WRITTEN INSTRUCTION: Copy out exactly the lines spanning the line with "Emit a Python" to the line with "markeredgewidth=1.5, linestyle='none', zorder=3)", inclusive, from the data underneath, with no pictures.

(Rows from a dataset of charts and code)
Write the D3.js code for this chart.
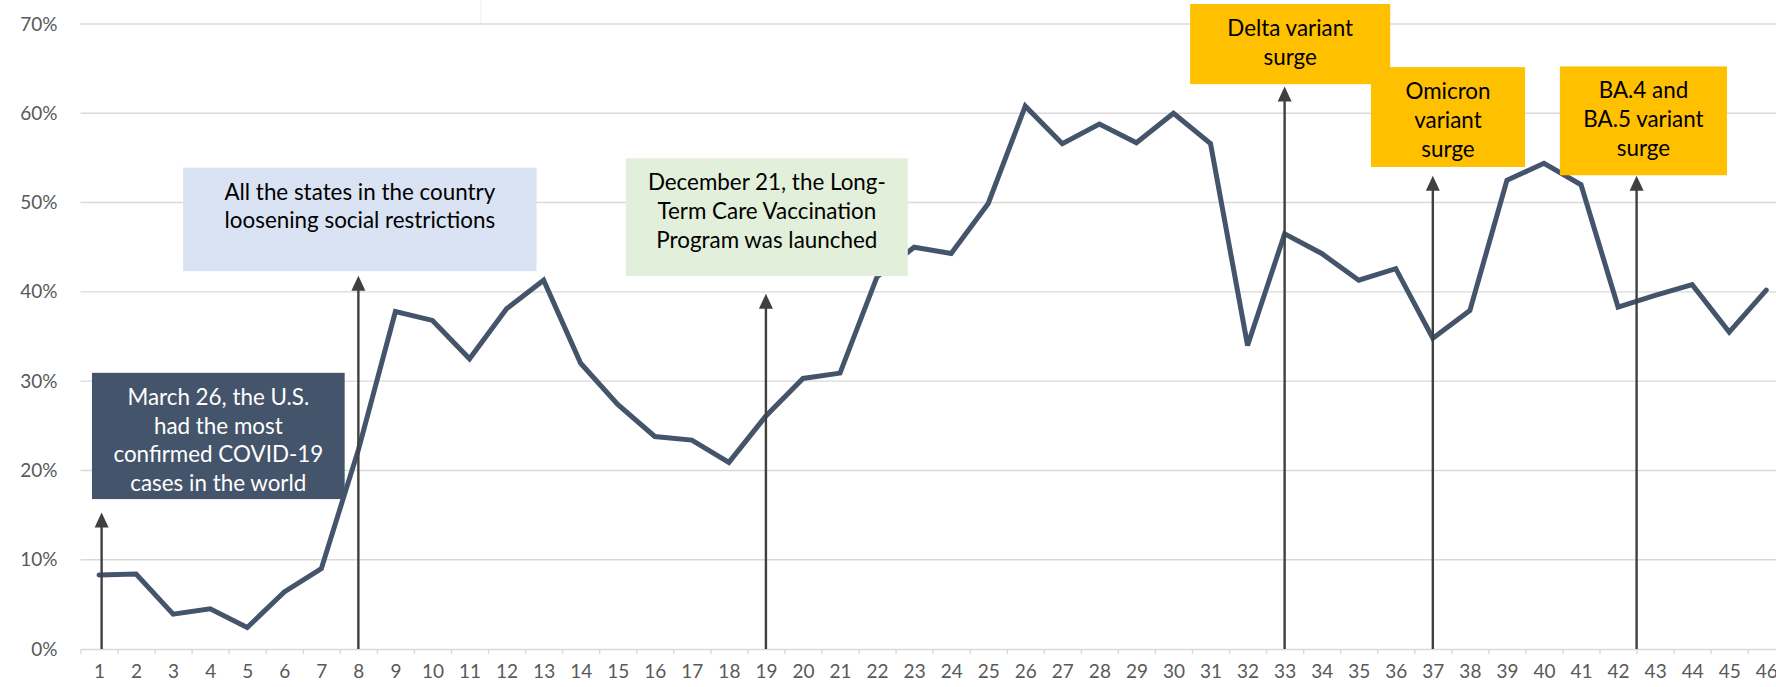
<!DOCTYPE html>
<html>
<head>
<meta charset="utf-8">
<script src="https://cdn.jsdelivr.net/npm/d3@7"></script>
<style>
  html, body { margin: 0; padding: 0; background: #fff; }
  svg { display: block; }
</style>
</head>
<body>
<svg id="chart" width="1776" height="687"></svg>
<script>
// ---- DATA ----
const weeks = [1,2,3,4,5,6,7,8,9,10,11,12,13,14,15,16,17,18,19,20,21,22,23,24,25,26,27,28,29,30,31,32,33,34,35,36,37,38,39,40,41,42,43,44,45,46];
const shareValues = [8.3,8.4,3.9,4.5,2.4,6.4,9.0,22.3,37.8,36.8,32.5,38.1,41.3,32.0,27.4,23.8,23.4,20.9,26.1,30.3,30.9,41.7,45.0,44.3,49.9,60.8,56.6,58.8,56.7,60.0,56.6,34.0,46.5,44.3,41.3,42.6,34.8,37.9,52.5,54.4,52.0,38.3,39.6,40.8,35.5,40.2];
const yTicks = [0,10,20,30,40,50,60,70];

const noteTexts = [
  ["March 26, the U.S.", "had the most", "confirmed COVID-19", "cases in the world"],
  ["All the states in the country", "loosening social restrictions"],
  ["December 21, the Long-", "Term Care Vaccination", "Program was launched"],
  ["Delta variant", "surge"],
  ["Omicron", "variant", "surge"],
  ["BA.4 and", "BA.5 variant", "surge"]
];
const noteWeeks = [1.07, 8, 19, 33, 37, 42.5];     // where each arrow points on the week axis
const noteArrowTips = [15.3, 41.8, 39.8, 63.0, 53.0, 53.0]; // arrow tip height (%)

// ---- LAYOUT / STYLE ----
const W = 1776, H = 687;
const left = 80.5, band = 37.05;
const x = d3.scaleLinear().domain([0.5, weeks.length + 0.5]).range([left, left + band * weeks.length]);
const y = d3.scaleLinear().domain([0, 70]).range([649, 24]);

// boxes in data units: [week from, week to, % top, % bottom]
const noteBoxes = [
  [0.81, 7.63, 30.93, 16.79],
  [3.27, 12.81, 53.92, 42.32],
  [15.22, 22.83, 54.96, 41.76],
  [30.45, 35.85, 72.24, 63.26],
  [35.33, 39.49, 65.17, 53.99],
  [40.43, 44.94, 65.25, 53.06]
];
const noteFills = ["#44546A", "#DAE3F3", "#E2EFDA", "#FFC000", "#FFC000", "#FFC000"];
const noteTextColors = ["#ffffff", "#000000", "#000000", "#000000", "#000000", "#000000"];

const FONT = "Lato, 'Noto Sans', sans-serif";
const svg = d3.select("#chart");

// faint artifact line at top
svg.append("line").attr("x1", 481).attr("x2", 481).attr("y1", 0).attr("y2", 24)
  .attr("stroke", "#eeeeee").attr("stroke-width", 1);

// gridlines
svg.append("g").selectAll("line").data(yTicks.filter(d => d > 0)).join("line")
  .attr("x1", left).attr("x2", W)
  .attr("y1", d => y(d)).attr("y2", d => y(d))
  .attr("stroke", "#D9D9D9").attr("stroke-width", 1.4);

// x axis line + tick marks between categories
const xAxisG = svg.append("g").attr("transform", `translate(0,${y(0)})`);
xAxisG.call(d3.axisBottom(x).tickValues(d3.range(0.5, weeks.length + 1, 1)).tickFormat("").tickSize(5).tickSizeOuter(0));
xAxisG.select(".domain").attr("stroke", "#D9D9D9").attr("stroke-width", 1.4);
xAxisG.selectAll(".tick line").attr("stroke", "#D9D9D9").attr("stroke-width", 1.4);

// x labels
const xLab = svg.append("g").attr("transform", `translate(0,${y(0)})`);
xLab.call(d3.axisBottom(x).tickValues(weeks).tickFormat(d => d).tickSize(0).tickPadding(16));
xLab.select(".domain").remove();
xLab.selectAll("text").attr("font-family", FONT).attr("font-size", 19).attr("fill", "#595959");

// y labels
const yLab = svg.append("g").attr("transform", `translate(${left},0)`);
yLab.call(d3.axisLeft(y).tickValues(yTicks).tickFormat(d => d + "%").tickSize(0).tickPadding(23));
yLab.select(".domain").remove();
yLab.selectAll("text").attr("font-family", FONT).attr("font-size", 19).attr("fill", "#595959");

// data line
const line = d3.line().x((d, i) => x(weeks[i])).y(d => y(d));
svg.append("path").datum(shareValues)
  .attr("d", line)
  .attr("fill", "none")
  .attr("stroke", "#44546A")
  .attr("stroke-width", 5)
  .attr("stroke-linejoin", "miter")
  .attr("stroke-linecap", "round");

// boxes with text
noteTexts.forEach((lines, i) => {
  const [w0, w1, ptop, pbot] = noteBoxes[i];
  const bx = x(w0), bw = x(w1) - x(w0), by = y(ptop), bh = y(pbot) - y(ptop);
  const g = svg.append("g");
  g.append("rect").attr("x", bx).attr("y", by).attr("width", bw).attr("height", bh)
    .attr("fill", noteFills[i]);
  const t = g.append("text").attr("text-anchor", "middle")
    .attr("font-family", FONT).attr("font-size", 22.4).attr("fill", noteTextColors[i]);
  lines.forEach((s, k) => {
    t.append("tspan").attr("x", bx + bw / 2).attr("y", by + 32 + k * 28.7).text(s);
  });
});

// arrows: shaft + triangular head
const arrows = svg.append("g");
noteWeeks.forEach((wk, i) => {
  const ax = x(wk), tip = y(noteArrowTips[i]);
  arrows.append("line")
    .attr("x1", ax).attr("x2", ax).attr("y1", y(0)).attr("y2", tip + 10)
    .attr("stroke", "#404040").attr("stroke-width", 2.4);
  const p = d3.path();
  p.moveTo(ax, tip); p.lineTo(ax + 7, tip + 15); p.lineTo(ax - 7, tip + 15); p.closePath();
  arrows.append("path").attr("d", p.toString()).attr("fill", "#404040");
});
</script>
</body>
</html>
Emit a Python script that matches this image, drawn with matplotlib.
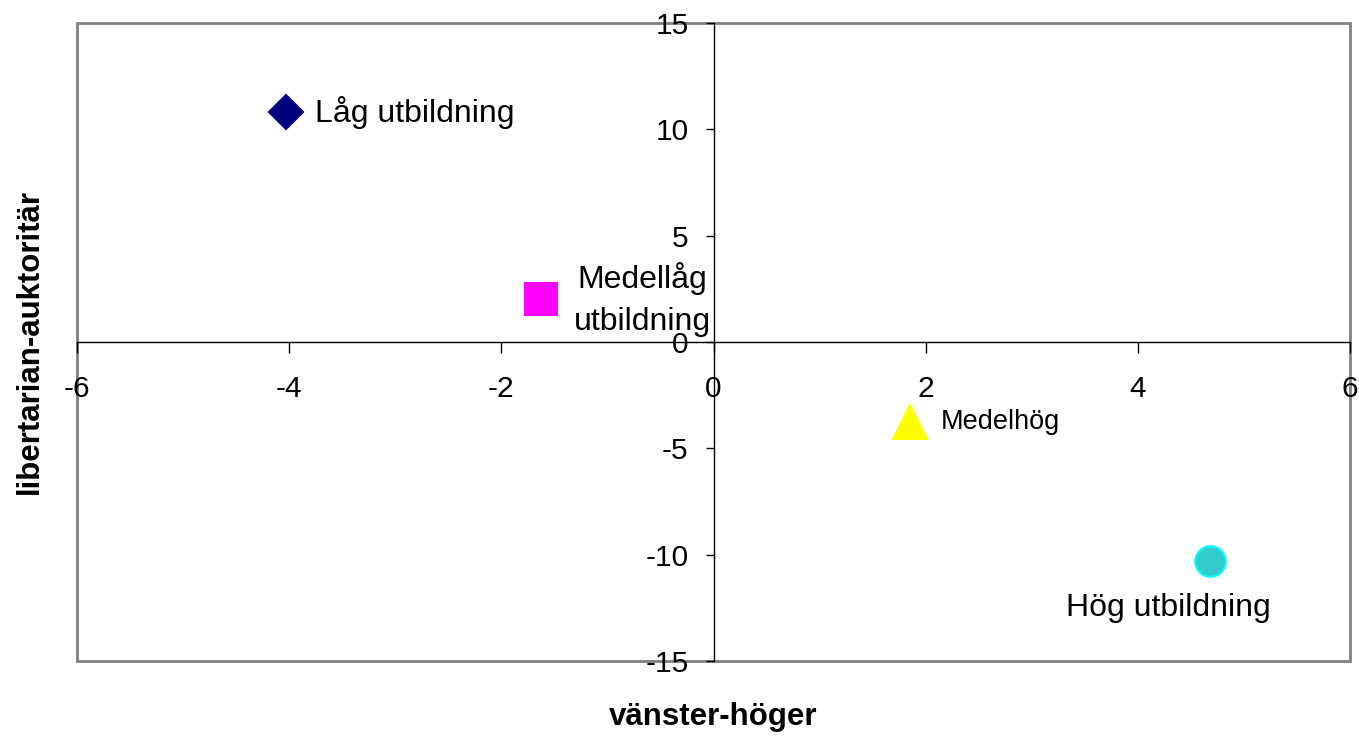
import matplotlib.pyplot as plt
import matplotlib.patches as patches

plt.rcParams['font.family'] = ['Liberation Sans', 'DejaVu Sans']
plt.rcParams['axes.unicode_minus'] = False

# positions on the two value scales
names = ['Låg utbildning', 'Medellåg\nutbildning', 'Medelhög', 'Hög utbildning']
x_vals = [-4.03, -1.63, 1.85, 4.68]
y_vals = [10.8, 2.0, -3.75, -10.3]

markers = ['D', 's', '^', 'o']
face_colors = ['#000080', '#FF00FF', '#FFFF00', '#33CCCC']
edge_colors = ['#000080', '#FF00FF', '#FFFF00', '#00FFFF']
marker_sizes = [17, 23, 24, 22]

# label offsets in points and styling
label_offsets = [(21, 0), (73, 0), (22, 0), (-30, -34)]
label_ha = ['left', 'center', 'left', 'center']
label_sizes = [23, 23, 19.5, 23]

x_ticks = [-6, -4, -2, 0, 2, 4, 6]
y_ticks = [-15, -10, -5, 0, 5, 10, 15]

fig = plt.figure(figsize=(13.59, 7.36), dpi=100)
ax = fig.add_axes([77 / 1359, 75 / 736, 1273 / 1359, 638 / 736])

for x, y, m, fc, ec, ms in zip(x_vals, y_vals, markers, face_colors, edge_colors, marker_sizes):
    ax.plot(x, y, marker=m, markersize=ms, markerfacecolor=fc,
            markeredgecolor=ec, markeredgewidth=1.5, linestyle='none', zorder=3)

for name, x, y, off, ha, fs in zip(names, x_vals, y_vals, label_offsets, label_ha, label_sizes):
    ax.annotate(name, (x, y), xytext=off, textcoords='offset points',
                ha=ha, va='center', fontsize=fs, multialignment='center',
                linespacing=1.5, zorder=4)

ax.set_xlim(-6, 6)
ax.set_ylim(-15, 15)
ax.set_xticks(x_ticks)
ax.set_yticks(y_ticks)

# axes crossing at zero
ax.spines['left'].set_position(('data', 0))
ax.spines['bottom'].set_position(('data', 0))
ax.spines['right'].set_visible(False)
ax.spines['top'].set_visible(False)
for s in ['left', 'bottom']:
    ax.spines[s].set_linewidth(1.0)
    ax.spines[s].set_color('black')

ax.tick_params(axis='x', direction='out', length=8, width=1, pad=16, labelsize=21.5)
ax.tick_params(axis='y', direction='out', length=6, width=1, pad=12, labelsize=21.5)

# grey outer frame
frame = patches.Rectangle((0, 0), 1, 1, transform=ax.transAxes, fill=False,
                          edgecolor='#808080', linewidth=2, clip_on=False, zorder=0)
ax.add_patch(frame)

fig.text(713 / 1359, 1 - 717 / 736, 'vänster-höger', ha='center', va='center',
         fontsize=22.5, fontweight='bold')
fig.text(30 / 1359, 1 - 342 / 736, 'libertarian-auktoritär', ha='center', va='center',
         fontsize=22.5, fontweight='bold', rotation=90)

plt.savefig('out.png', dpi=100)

FINAL ANSWER:
Emit a Python script that matches this image, drawn with matplotlib.
import matplotlib.pyplot as plt
import matplotlib.patches as patches

plt.rcParams['font.family'] = ['Liberation Sans', 'DejaVu Sans']
plt.rcParams['axes.unicode_minus'] = False

# positions on the two value scales
names = ['Låg utbildning', 'Medellåg\nutbildning', 'Medelhög', 'Hög utbildning']
x_vals = [-4.03, -1.63, 1.85, 4.68]
y_vals = [10.8, 2.0, -3.75, -10.3]

markers = ['D', 's', '^', 'o']
face_colors = ['#000080', '#FF00FF', '#FFFF00', '#33CCCC']
edge_colors = ['#000080', '#FF00FF', '#FFFF00', '#00FFFF']
marker_sizes = [17, 23, 24, 22]

# label offsets in points and styling
label_offsets = [(21, 0), (73, 0), (22, 0), (-30, -34)]
label_ha = ['left', 'center', 'left', 'center']
label_sizes = [23, 23, 19.5, 23]

x_ticks = [-6, -4, -2, 0, 2, 4, 6]
y_ticks = [-15, -10, -5, 0, 5, 10, 15]

fig = plt.figure(figsize=(13.59, 7.36), dpi=100)
ax = fig.add_axes([77 / 1359, 75 / 736, 1273 / 1359, 638 / 736])

for x, y, m, fc, ec, ms in zip(x_vals, y_vals, markers, face_colors, edge_colors, marker_sizes):
    ax.plot(x, y, marker=m, markersize=ms, markerfacecolor=fc,
            markeredgecolor=ec, markeredgewidth=1.5, linestyle='none', zorder=3)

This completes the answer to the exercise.